Internet services outages happen. Try as we all might to prevent them, outages still happen because the internet is an interdependent ecosystem of very sophisticated services that sometimes have an impact on each other in unexpected or unwanted ways.

On June 24, a number of important internet services such as Cloudflare and Amazon Web Services experienced outages, mostly on Verizon. This outage was created by incorrect BGP advertisements from the Verizon network and black holed Internet traffic, preventing users from being able to access the services.

To be clear, the outages experienced by users of Cloudflare, Amazon Web Services, and other services were not the fault of the services themselves. Those platforms were fully functional by the users that could reach them successfully. But that highlights a challenge with the internet: Sometimes the services are working but are not actually accessible to users.

This is where Citrix Intelligent Traffic Management (ITM) and Citrix ITM Radar can help.

Citrix ITM Radar is a worldwide community of websites and applications that collect information about the health and performance of internet services in real time. Radar collects about 10 billion health measurements from a billion users, which provides an unmatched level of visibility into users’ ability to access the most important services hosting the internet’s services.

What Did Radar See?

First let’s look at some of the services that were impacted. Citrix ITM Radar measures most of the popular platforms that web applications use to host their services such as cloud regions, cloud storage, global CDNs, and private data centers.

We’ll start with Amazon Web Services. The AWS cloud regions were impacted to differing degrees based on the BGP configurations.

AWS US-East 1 Virginia had a large outage early in the incident. It recovered relatively quickly compared to the other AWS regions, but it continued to have reduced availability for the duration of the outage, from about 10:34 a.m. to 1:03 p.m. UTC.

AWS US-West 2 Oregon exhibited the same early behavior but also experienced an extended, large outage from 11:30 a.m. until 12:28 p.m. UTC.

AWS US-East 2 Ohio had an availability profile very similar to Oregon, with two large outages and a lower availability from Verizon throughout the incident.

AWS Cloudfront was not fully unavailable but still saw large availability drops on Verizon. It was likely partially available because it was also serving content out of AWS cloud regions that were not impacted by BGP configuration errors.

In addition to Amazon Web Services, Cloudflare also experienced a large availability impact during the incident. Cloudflare sustained a larger availability drop throughout the incident than the other services.

Citrix ITM Radar measures the availability of these services from users on tens of thousands of networks around the world. That provides Radar the ability to see how platforms perform when being accessed from different access networks.

Citrix ITM can be used to report on availability specific to the different access networks.
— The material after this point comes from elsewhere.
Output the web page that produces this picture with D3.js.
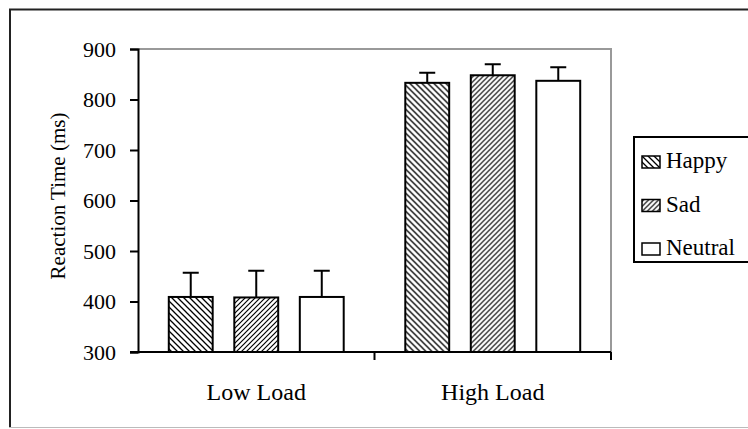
<!DOCTYPE html>
<meta charset="utf-8">
<head>
    <title>Reaction Time</title>
    <script src="https://cdn.jsdelivr.net/npm/d3@7"></script>
    <style>
        body { margin: 0; background: #fff; }
        text { font-family: "Liberation Serif", "Times New Roman", serif; fill: #000; }
    </style>
</head>
<body>
<script>
    // data
    var categories = ["Low Load", "High Load"];
    var series = ["Happy", "Sad", "Neutral"];
    var means = [[409, 408, 409], [833, 848, 837]];
    var errTops = [[457, 461, 461], [853, 870, 864]];
    var yTicks = [300, 400, 500, 600, 700, 800, 900];

    var width = 748, height = 429;
    var plot = { left: 138, right: 611, top: 49, bottom: 352 };

    var svg = d3.select("body").append("svg")
        .attr("width", width)
        .attr("height", height);

    var defs = svg.append("defs");
    // Happy: back-slash hatch
    var p1 = defs.append("pattern").attr("id", "happy")
        .attr("patternUnits", "userSpaceOnUse").attr("width", 6).attr("height", 6);
    p1.append("rect").attr("width", 6).attr("height", 6).attr("fill", "#fff");
    p1.append("path").attr("d", "M-1,-1 L7,7 M-1,5 L1,7 M5,-1 L7,1")
        .attr("stroke", "#000").attr("stroke-width", 1.3);
    // Sad: forward-slash hatch
    var p2 = defs.append("pattern").attr("id", "sad")
        .attr("patternUnits", "userSpaceOnUse").attr("width", 5).attr("height", 5);
    p2.append("rect").attr("width", 5).attr("height", 5).attr("fill", "#fff");
    p2.append("path").attr("d", "M-1,6 L6,-1 M-1,1 L1,-1 M4,6 L6,4")
        .attr("stroke", "#000").attr("stroke-width", 1.2);

    var fills = { "Happy": "url(#happy)", "Sad": "url(#sad)", "Neutral": "#fff" };

    // outer frame
    svg.append("line").attr("x1", 10).attr("x2", 10).attr("y1", 9).attr("y2", 428)
        .attr("stroke", "#222").attr("stroke-width", 2);
    svg.append("line").attr("x1", 9).attr("x2", 748).attr("y1", 9.5).attr("y2", 9.5)
        .attr("stroke", "#222").attr("stroke-width", 2);
    svg.append("line").attr("x1", 9).attr("x2", 748).attr("y1", 427.5).attr("y2", 427.5)
        .attr("stroke", "#bbb").attr("stroke-width", 1);

    var y = d3.scaleLinear().domain([300, 900]).range([plot.bottom, plot.top]);
    var x0 = d3.scaleBand().domain(categories).range([plot.left, plot.right]).padding(0);
    var x1 = d3.scaleBand().domain(series).range([0, x0.bandwidth()])
        .paddingInner(0.33).paddingOuter(0.47);

    // plot area border (grey top and right)
    svg.append("path")
        .attr("d", "M" + plot.left + "," + plot.top + "H" + plot.right + "V" + plot.bottom)
        .attr("fill", "none").attr("stroke", "#999").attr("stroke-width", 2);

    // bars
    var groups = svg.selectAll(".grp").data(categories).enter().append("g")
        .attr("transform", function(d) { return "translate(" + x0(d) + ",0)"; });

    function rows(d, i) {
        return series.map(function(s, j) { return { s: s, v: means[i][j], e: errTops[i][j] }; });
    }

    groups.selectAll("rect").data(rows).enter().append("rect")
        .attr("x", function(d) { return x1(d.s); })
        .attr("y", function(d) { return y(d.v); })
        .attr("width", x1.bandwidth())
        .attr("height", function(d) { return plot.bottom - y(d.v); })
        .attr("fill", function(d) { return fills[d.s]; })
        .attr("stroke", "#000").attr("stroke-width", 2);

    // error bars
    groups.selectAll(".err").data(rows).enter().append("path")
        .attr("d", function(d) {
            var cx = x1(d.s) + x1.bandwidth() / 2;
            return "M" + cx + "," + y(d.v) + "V" + y(d.e) + "M" + (cx - 8) + "," + y(d.e) + "H" + (cx + 8);
        })
        .attr("fill", "none").attr("stroke", "#000").attr("stroke-width", 2);

    // y axis
    var yAxis = svg.append("g").attr("transform", "translate(" + plot.left + ",0)")
        .call(d3.axisLeft(y).tickValues(yTicks).tickSize(8).tickPadding(14));
    yAxis.select(".domain").attr("stroke-width", 2);
    yAxis.selectAll(".tick line").attr("stroke-width", 2);
    yAxis.selectAll("text").style("font-size", "22px")
        .style("font-family", "Liberation Serif");

    // x axis
    svg.append("line").attr("x1", plot.left - 8).attr("x2", plot.right)
        .attr("y1", plot.bottom).attr("y2", plot.bottom)
        .attr("stroke", "#000").attr("stroke-width", 2);
    svg.selectAll(".xtick").data([plot.left + x0.bandwidth(), plot.right]).enter().append("line")
        .attr("x1", function(d) { return d; }).attr("x2", function(d) { return d; })
        .attr("y1", plot.bottom).attr("y2", plot.bottom + 8)
        .attr("stroke", "#000").attr("stroke-width", 2);
    svg.selectAll(".xlab").data(categories).enter().append("text")
        .attr("x", function(d) { return x0(d) + x0.bandwidth() / 2; })
        .attr("y", 400)
        .attr("text-anchor", "middle")
        .style("font-size", "24px")
        .text(function(d) { return d; });

    // y title
    svg.append("text")
        .attr("transform", "translate(65,196) rotate(-90)")
        .attr("text-anchor", "middle")
        .style("font-size", "21px")
        .text("Reaction Time (ms)");

    // legend
    var legend = svg.append("g");
    legend.append("rect").attr("x", 634).attr("y", 137).attr("width", 130).attr("height", 125)
        .attr("fill", "#fff").attr("stroke", "#000").attr("stroke-width", 2);
    var items = legend.selectAll(".li").data(series).enter().append("g")
        .attr("transform", function(d, i) { return "translate(642," + (168 + i * 43.5) + ")"; });
    items.append("rect").attr("y", -12).attr("width", 18).attr("height", 12)
        .attr("fill", function(d) { return fills[d]; })
        .attr("stroke", "#000").attr("stroke-width", 1.5);
    items.append("text").attr("x", 24).attr("y", 0)
        .style("font-size", "23px")
        .text(function(d) { return d; });
</script>
</body>
</html>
The Cloudflare availability drop occurs mostly on Verizon networks, as would be expected based on the outage. The chart below shows that users on Comcast and AT&T are unaffected (the blue and green lines) while users accessing from Verizon networks (the pink and purple lines) were impacted.

Obviously, this situation is bad for everyone in the internet ecosystem — for the operators running these important internet platforms, for enterprises trying to keep their services available, and for users trying to access those applications.

What Can Be Done?

Now for the good news: Citrix ITM enables you to avoid this problem. Citrix ITM customers can automatically adjust their traffic management rules based on the Radar data. Users will be sent to the data center, region, or CDN that is still accessible, so they are wholly unaware anything happened.

In this case, it means that users accessing a service from Verizon will be sent to a different endpoint that is available to users from the network.

To illustrate, here is the experience of an actual customer. Like many companies, this customer hosts their applications in the cloud and private data centers, but we will focus on a service that is hosted in multiple AWS regions: US East-1 in Virginia and US East-2 in Ohio.

The service normally operates in an active/passive state where traffic is sent to US East-2 unless there is an outage in that service endpoint.

As described above, Radar sees connectivity issues in AWS Virginia and Ohio for users on Verizon.

Region Available Chart (AWS US-East 1 Virginia is blue, AWS US-East 2 Ohio is green)

Citrix ITM Decision Chart

Here’s how that plays out:

The Virginia and Ohio regions both have an outage, recover relatively quickly to a more stable state, but continue to have reachability issues. (1, in the Region Available Chart)

At that point, user traffic starts being sent to Virginia in states where Ohio is less available at the state level. (2, in the Citrix ITM Decision Chart)

About an hour later, AWS Ohio suffers a sustained larger outage. (3)

Citrix ITM sends traffic to AWS Virginia in most locations, which is more available for most users in the United States. (4)

The outage in AWS Ohio ends and recovers quickly. Users to AWS Virginia experience some lingering impacts from the outage as the BGP route advertisements are fixed. (5)

All traffic returns to AWS Ohio as normal. (6)

All of this detection and recovery happened automatically. The customer didn’t have to react to any pager or escalate for any failover settings changes. Radar measured the issue from end users, and Citrix ITM automatically made the best choices to keep the service as available possible, making traffic management decisions as granular as a state-level on Verizon.